§ **Description of the task**:
Type out the data exactly as given. Skip any image.

§ **Information shown**:
[Start]

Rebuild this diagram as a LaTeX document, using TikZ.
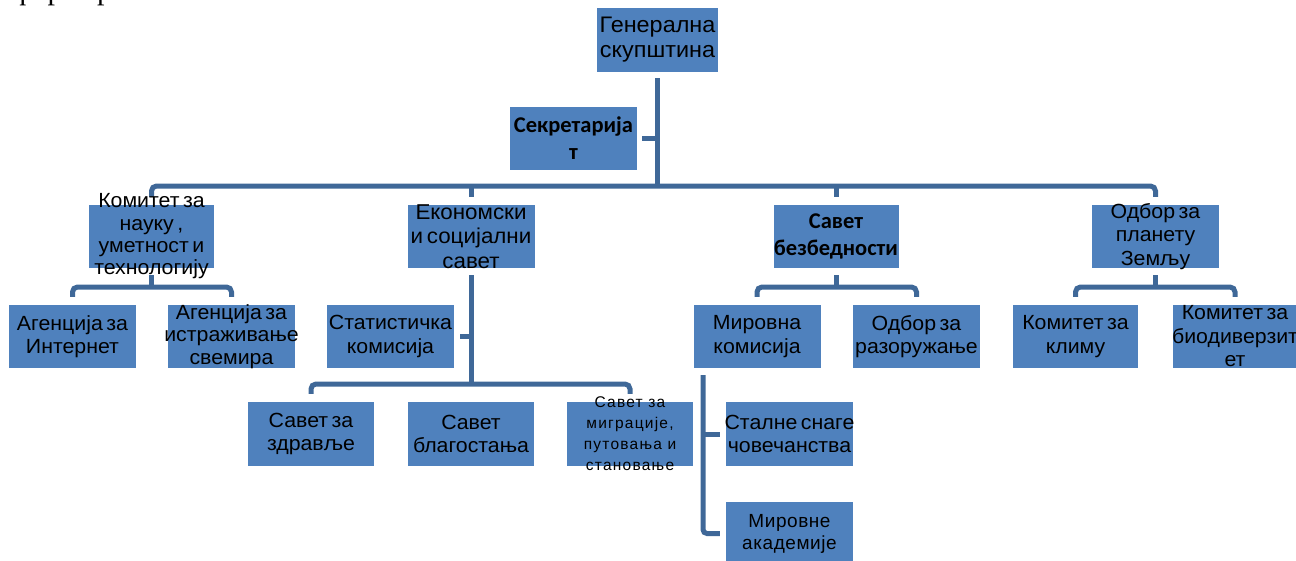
\documentclass[tikz,border=0pt]{standalone}
\usepackage{fontspec}
\setmainfont{Liberation Sans}[FakeStretch=1.04,WordSpace=0.6]
\newfontfamily\carl{Carlito}
\newfontfamily\spacedf{Liberation Sans}[LetterSpace=8]
\newfontfamily\spacedg{Liberation Sans}[LetterSpace=3]
\newfontfamily\serf{Liberation Serif}
\definecolor{boxblue}{HTML}{4F81BD}
\definecolor{lineblue}{HTML}{3F6898}
\tikzset{
  box/.style={fill=boxblue, draw=none, inner sep=0pt, minimum height=63pt},
  txt/.style={align=center, text=black, inner sep=0pt, font=\fontsize{20.5}{23.5}\selectfont},
  tighttxt/.style={txt, font=\fontsize{20.5}{22.3}\selectfont},
  btxt/.style={align=center, text=black, inner sep=0pt, font=\carl\bfseries\fontsize{22.5}{27}\selectfont},
  conn/.style={draw=lineblue, line width=5pt},
}
\begin{document}
\begin{tikzpicture}[x=1pt,y=-1pt]
\useasboundingbox (0,0) rectangle (1296,560);
\clip (0,0) rectangle (1296,560);
% fragment of a text line above the chart
\node[anchor=base west, inner sep=0pt, font=\serf\fontsize{30}{30}\selectfont] (frag) at (13,-1) {формира};
% boxes
\node[box, minimum width=121pt, minimum height=64pt] (GS) at (657.5,40) {};
\node[box, minimum width=127pt] (Sek) at (573.5,138.5) {};
\node[box, minimum width=125pt] (K1) at (151.5,236.5) {};
\node[box, minimum width=127pt] (E) at (471,236.5) {};
\node[box, minimum width=125pt] (SB) at (836,236.5) {};
\node[box, minimum width=127pt] (O) at (1155.5,236.5) {};
\node[box, minimum width=127pt] (A1) at (72.5,336.5) {};
\node[box, minimum width=127pt] (A2) at (231.5,336.5) {};
\node[box, minimum width=127pt] (St) at (390.5,336.5) {};
\node[box, minimum width=127pt] (MK) at (757,336.5) {};
\node[box, minimum width=127pt] (OR) at (916.5,336.5) {};
\node[box, minimum width=125pt] (KK) at (1075.5,336.5) {};
\node[box, minimum width=124pt] (KB) at (1235,336.5) {};
\node[box, minimum width=126pt, minimum height=64pt] (Z) at (311,434) {};
\node[box, minimum width=126pt, minimum height=64pt] (B) at (471,434) {};
\node[box, minimum width=126pt, minimum height=64pt] (M) at (630,434) {};
\node[box, minimum width=127pt, minimum height=64pt] (SS) at (789.5,434) {};
\node[box, minimum width=127pt] (MA) at (789.5,533.5) {};
% bus coordinates
\coordinate (bus1) at (0,186);
\coordinate (bus2) at (0,287);
\coordinate (bus3) at (0,384);
\coordinate (mkx) at (703,0);
% connectors
\draw[conn, shorten <=6pt] (GS.south) -- (GS.south |- bus1);
\draw[conn, shorten <=5pt] (Sek.east) -- (Sek.east -| GS.south);
\draw[conn, rounded corners=5pt, shorten <=8pt, shorten >=8pt] (K1.north) -- (K1.north |- bus1) -- (O.north |- bus1) -- (O.north);
\draw[conn, shorten >=8pt] (E.north |- bus1) -- (E.north);
\draw[conn, shorten >=8pt] (SB.north |- bus1) -- (SB.north);
% level 2
\draw[conn, shorten <=7pt] (K1.south) -- (K1.south |- bus2);
\draw[conn, rounded corners=5pt, shorten <=8pt, shorten >=8pt] (A1.north) -- (A1.north |- bus2) -- (A2.north |- bus2) -- (A2.north);
\draw[conn, shorten <=7pt] (SB.south) -- (SB.south |- bus2);
\draw[conn, rounded corners=5pt, shorten <=8pt, shorten >=8pt] (MK.north) -- (MK.north |- bus2) -- (OR.north |- bus2) -- (OR.north);
\draw[conn, shorten <=7pt] (O.south) -- (O.south |- bus2);
\draw[conn, rounded corners=5pt, shorten <=8pt, shorten >=8pt] (KK.north) -- (KK.north |- bus2) -- (KB.north |- bus2) -- (KB.north);
% economic council
\draw[conn, shorten <=7pt] (E.south) -- (E.south |- bus3);
\draw[conn, shorten <=6pt] (St.east) -- (St.east -| E.south);
\draw[conn, rounded corners=5pt, shorten <=8pt, shorten >=8pt] (Z.north) -- (Z.north |- bus3) -- (M.north |- bus3) -- (M.north);
% peace commission
\draw[conn, rounded corners=4pt, shorten <=7pt, shorten >=6pt] (mkx |- MK.south) -- (mkx |- MA.west) -- (MA.west);
\draw[conn, shorten >=6pt] (mkx |- SS.west) -- (SS.west);
% texts
\node[txt, font=\fontsize{22.5}{25}\selectfont] (GSt) at (GS.center) {Генерална\\скупштина};
\node[btxt] (Sekt) at (Sek.center) {Секретарија\\т};
\node[tighttxt] (K1t) at (K1.center) {Комитет за\\науку ,\\уметност и\\технологију};
\node[txt, font=\fontsize{21.5}{24.5}\selectfont] (Et) at (E.center) {Економски\\и социјални\\савет};
\node[btxt] (SBt) at (SB.center) {Савет\\безбедности};
\node[txt] (Ot) at (O.center) {Одбор за\\планету\\Земљу};
\node[txt] (A1t) at (A1.center) {Агенција за\\Интернет};
\node[tighttxt] (A2t) at (A2.center) {Агенција за\\истраживање\\свемира};
\node[txt] (Stt) at (St.center) {Статистичка\\комисија};
\node[txt] (MKt) at (MK.center) {Мировна\\комисија};
\node[txt] (ORt) at (OR.center) {Одбор за\\разоружање};
\node[txt] (KKt) at (KK.center) {Комитет за\\климу};
\node[txt] (KBt) at (KB.center) {Комитет за\\биодиверзит\\ет};
\node[txt] (Zt) at (Z.center) {Савет за\\здравље};
\node[txt] (Bt) at (B.center) {Савет\\благостања};
\node[txt, font=\spacedf\fontsize{15.5}{21}\selectfont] (Mt) at (M.center) {Савет за\\миграције,\\путовања и\\становање};
\node[txt] (SSt) at (SS.center) {Сталне снаге\\човечанства};
\node[txt, font=\spacedg\fontsize{19}{22}\selectfont] (MAt) at (MA.center) {Мировне\\академије};
\end{tikzpicture}
\end{document}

[End]

§ **Correct response**:
Rebuild this diagram as a LaTeX document, using TikZ.
\documentclass[tikz,border=0pt]{standalone}
\usepackage{fontspec}
\setmainfont{Liberation Sans}[FakeStretch=1.04,WordSpace=0.6]
\newfontfamily\carl{Carlito}
\newfontfamily\spacedf{Liberation Sans}[LetterSpace=8]
\newfontfamily\spacedg{Liberation Sans}[LetterSpace=3]
\newfontfamily\serf{Liberation Serif}
\definecolor{boxblue}{HTML}{4F81BD}
\definecolor{lineblue}{HTML}{3F6898}
\tikzset{
  box/.style={fill=boxblue, draw=none, inner sep=0pt, minimum height=63pt},
  txt/.style={align=center, text=black, inner sep=0pt, font=\fontsize{20.5}{23.5}\selectfont},
  tighttxt/.style={txt, font=\fontsize{20.5}{22.3}\selectfont},
  btxt/.style={align=center, text=black, inner sep=0pt, font=\carl\bfseries\fontsize{22.5}{27}\selectfont},
  conn/.style={draw=lineblue, line width=5pt},
}
\begin{document}
\begin{tikzpicture}[x=1pt,y=-1pt]
\useasboundingbox (0,0) rectangle (1296,560);
\clip (0,0) rectangle (1296,560);
% fragment of a text line above the chart
\node[anchor=base west, inner sep=0pt, font=\serf\fontsize{30}{30}\selectfont] (frag) at (13,-1) {формира};
% boxes
\node[box, minimum width=121pt, minimum height=64pt] (GS) at (657.5,40) {};
\node[box, minimum width=127pt] (Sek) at (573.5,138.5) {};
\node[box, minimum width=125pt] (K1) at (151.5,236.5) {};
\node[box, minimum width=127pt] (E) at (471,236.5) {};
\node[box, minimum width=125pt] (SB) at (836,236.5) {};
\node[box, minimum width=127pt] (O) at (1155.5,236.5) {};
\node[box, minimum width=127pt] (A1) at (72.5,336.5) {};
\node[box, minimum width=127pt] (A2) at (231.5,336.5) {};
\node[box, minimum width=127pt] (St) at (390.5,336.5) {};
\node[box, minimum width=127pt] (MK) at (757,336.5) {};
\node[box, minimum width=127pt] (OR) at (916.5,336.5) {};
\node[box, minimum width=125pt] (KK) at (1075.5,336.5) {};
\node[box, minimum width=124pt] (KB) at (1235,336.5) {};
\node[box, minimum width=126pt, minimum height=64pt] (Z) at (311,434) {};
\node[box, minimum width=126pt, minimum height=64pt] (B) at (471,434) {};
\node[box, minimum width=126pt, minimum height=64pt] (M) at (630,434) {};
\node[box, minimum width=127pt, minimum height=64pt] (SS) at (789.5,434) {};
\node[box, minimum width=127pt] (MA) at (789.5,533.5) {};
% bus coordinates
\coordinate (bus1) at (0,186);
\coordinate (bus2) at (0,287);
\coordinate (bus3) at (0,384);
\coordinate (mkx) at (703,0);
% connectors
\draw[conn, shorten <=6pt] (GS.south) -- (GS.south |- bus1);
\draw[conn, shorten <=5pt] (Sek.east) -- (Sek.east -| GS.south);
\draw[conn, rounded corners=5pt, shorten <=8pt, shorten >=8pt] (K1.north) -- (K1.north |- bus1) -- (O.north |- bus1) -- (O.north);
\draw[conn, shorten >=8pt] (E.north |- bus1) -- (E.north);
\draw[conn, shorten >=8pt] (SB.north |- bus1) -- (SB.north);
% level 2
\draw[conn, shorten <=7pt] (K1.south) -- (K1.south |- bus2);
\draw[conn, rounded corners=5pt, shorten <=8pt, shorten >=8pt] (A1.north) -- (A1.north |- bus2) -- (A2.north |- bus2) -- (A2.north);
\draw[conn, shorten <=7pt] (SB.south) -- (SB.south |- bus2);
\draw[conn, rounded corners=5pt, shorten <=8pt, shorten >=8pt] (MK.north) -- (MK.north |- bus2) -- (OR.north |- bus2) -- (OR.north);
\draw[conn, shorten <=7pt] (O.south) -- (O.south |- bus2);
\draw[conn, rounded corners=5pt, shorten <=8pt, shorten >=8pt] (KK.north) -- (KK.north |- bus2) -- (KB.north |- bus2) -- (KB.north);
% economic council
\draw[conn, shorten <=7pt] (E.south) -- (E.south |- bus3);
\draw[conn, shorten <=6pt] (St.east) -- (St.east -| E.south);
\draw[conn, rounded corners=5pt, shorten <=8pt, shorten >=8pt] (Z.north) -- (Z.north |- bus3) -- (M.north |- bus3) -- (M.north);
% peace commission
\draw[conn, rounded corners=4pt, shorten <=7pt, shorten >=6pt] (mkx |- MK.south) -- (mkx |- MA.west) -- (MA.west);
\draw[conn, shorten >=6pt] (mkx |- SS.west) -- (SS.west);
% texts
\node[txt, font=\fontsize{22.5}{25}\selectfont] (GSt) at (GS.center) {Генерална\\скупштина};
\node[btxt] (Sekt) at (Sek.center) {Секретарија\\т};
\node[tighttxt] (K1t) at (K1.center) {Комитет за\\науку ,\\уметност и\\технологију};
\node[txt, font=\fontsize{21.5}{24.5}\selectfont] (Et) at (E.center) {Економски\\и социјални\\савет};
\node[btxt] (SBt) at (SB.center) {Савет\\безбедности};
\node[txt] (Ot) at (O.center) {Одбор за\\планету\\Земљу};
\node[txt] (A1t) at (A1.center) {Агенција за\\Интернет};
\node[tighttxt] (A2t) at (A2.center) {Агенција за\\истраживање\\свемира};
\node[txt] (Stt) at (St.center) {Статистичка\\комисија};
\node[txt] (MKt) at (MK.center) {Мировна\\комисија};
\node[txt] (ORt) at (OR.center) {Одбор за\\разоружање};
\node[txt] (KKt) at (KK.center) {Комитет за\\климу};
\node[txt] (KBt) at (KB.center) {Комитет за\\биодиверзит\\ет};
\node[txt] (Zt) at (Z.center) {Савет за\\здравље};
\node[txt] (Bt) at (B.center) {Савет\\благостања};
\node[txt, font=\spacedf\fontsize{15.5}{21}\selectfont] (Mt) at (M.center) {Савет за\\миграције,\\путовања и\\становање};
\node[txt] (SSt) at (SS.center) {Сталне снаге\\човечанства};
\node[txt, font=\spacedg\fontsize{19}{22}\selectfont] (MAt) at (MA.center) {Мировне\\академије};
\end{tikzpicture}
\end{document}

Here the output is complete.